The minimum variance unbiased estimator of \(\beta\) for model L2 is the generalized least square (GLS) estimator, \[\hat \beta_{GLS}(y_{1:N}) = \big( Z^{\scriptsize{T}}\Gamma^{-1} Z \big)^{-1} \, Z^{\scriptsize{T}}\Gamma^{-1} y.\]
The OLS estimator remains unbiased for L2 (you can check this as an exercise). In this sense it remains a reasonable estimator. It is often a practical solution to use the OLS estimator, expecially for preliminary data analysis. We don’t know \(\Gamma\) so can’t necessarily make a good estimator based on the GLS model. It might be easier to get an estimate of \(\Gamma\) once we have a reasonable estimate of the trend.
For model L2, the variance of the OLS estimator is \[{\mathrm{Var}}\big[\hat \beta_{OLS}(Y_{1:N})\big] = (Z^{\scriptsize{T}}Z)^{-1} \, Z^{\scriptsize{T}}\Gamma Z\, (Z^{\scriptsize{T}}Z)^{-1}.\] This is different from the variance under model L1.
CONCLUSION. It is okay to do ordinary linear regression for data which are not well modeled with uncorrelated errors. However, if we do so, we should not trust the error estimates coming from L1.

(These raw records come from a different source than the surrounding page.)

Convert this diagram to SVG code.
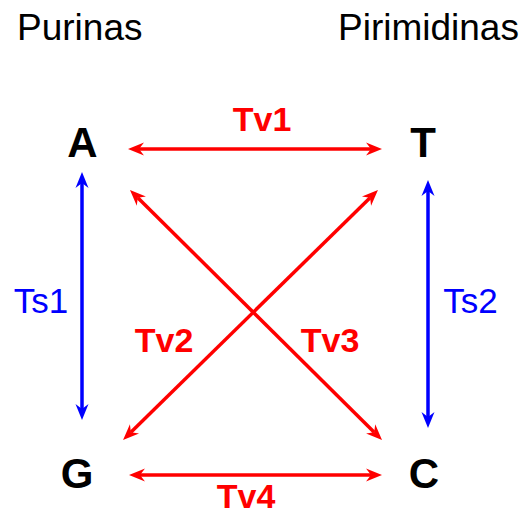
<svg xmlns="http://www.w3.org/2000/svg" width="522" height="514" viewBox="0 0 522 514">
<style>
.hdr{font-family:"Liberation Sans",Arial,sans-serif;font-size:37px;fill:#000}
.base{font-family:"Liberation Sans",Arial,sans-serif;font-size:42px;font-weight:bold;fill:#000;text-anchor:middle}
.tv{font-family:"Liberation Sans",Arial,sans-serif;font-size:34px;font-weight:bold;fill:#ff0000;text-anchor:middle}
.ts{font-family:"Liberation Sans",Arial,sans-serif;font-size:35px;fill:#0000ff;text-anchor:middle}
.r{stroke:#ff0000;stroke-width:3.5;fill:none;marker-start:url(#ar);marker-end:url(#ar)}
.b{stroke:#0000ff;stroke-width:3.5;fill:none;marker-start:url(#ab);marker-end:url(#ab)}
</style>
<defs>
<marker id="ar" markerUnits="userSpaceOnUse" markerWidth="20" markerHeight="20" refX="5" refY="7" orient="auto-start-reverse" overflow="visible">
<path d="M0,0.5 L16,7 L0,13.5 L5,7 Z" fill="#ff0000"/>
</marker>
<marker id="ab" markerUnits="userSpaceOnUse" markerWidth="20" markerHeight="20" refX="5" refY="7" orient="auto-start-reverse" overflow="visible">
<path d="M0,0.5 L16,7 L0,13.5 L5,7 Z" fill="#0000ff"/>
</marker>
</defs>
<g id="headers">
<text class="hdr" x="17" y="40">Purinas</text>
<text class="hdr" x="338" y="40">Pirimidinas</text>
</g>
<g id="connectors">
<line id="tv1" class="r" x1="139" y1="149" x2="371" y2="149"/>
<line id="tv4" class="r" x1="140" y1="475" x2="371" y2="475"/>
<line id="ts1" class="b" x1="82" y1="183" x2="82" y2="409"/>
<line id="ts2" class="b" x1="428" y1="191" x2="428" y2="417"/>
<line id="tv2" class="r" x1="130.9" y1="432.3" x2="370.1" y2="197.7"/>
<line id="tv3" class="r" x1="137.8" y1="197.7" x2="374.2" y2="432.3"/>
</g>
<g id="labels">
<text class="tv" x="262" y="131">Tv1</text>
<text class="tv" x="164" y="352">Tv2</text>
<text class="tv" x="330" y="352">Tv3</text>
<text class="tv" x="246" y="508">Tv4</text>
<text class="ts" x="41" y="313">Ts1</text>
<text class="ts" x="470.5" y="313">Ts2</text>
</g>
<g id="node-A"><text class="base" x="82.5" y="157">A</text></g>
<g id="node-T"><text class="base" x="423" y="157">T</text></g>
<g id="node-G"><text class="base" x="77" y="488">G</text></g>
<g id="node-C"><text class="base" x="424" y="488">C</text></g>
</svg>
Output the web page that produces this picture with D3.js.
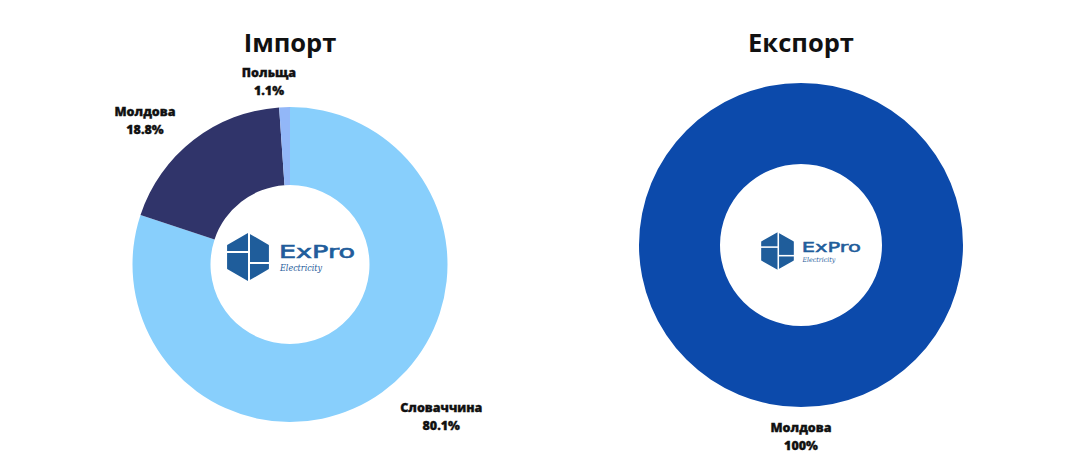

This is an example of a situation where some parts of the output from statistical software are reasonable (here, the parameter estimates from lm
) and other parts are unreasonable (the corresponding standard errors and any tests based on them). The theory helps us decide which bits of computer output to use and which to ignore.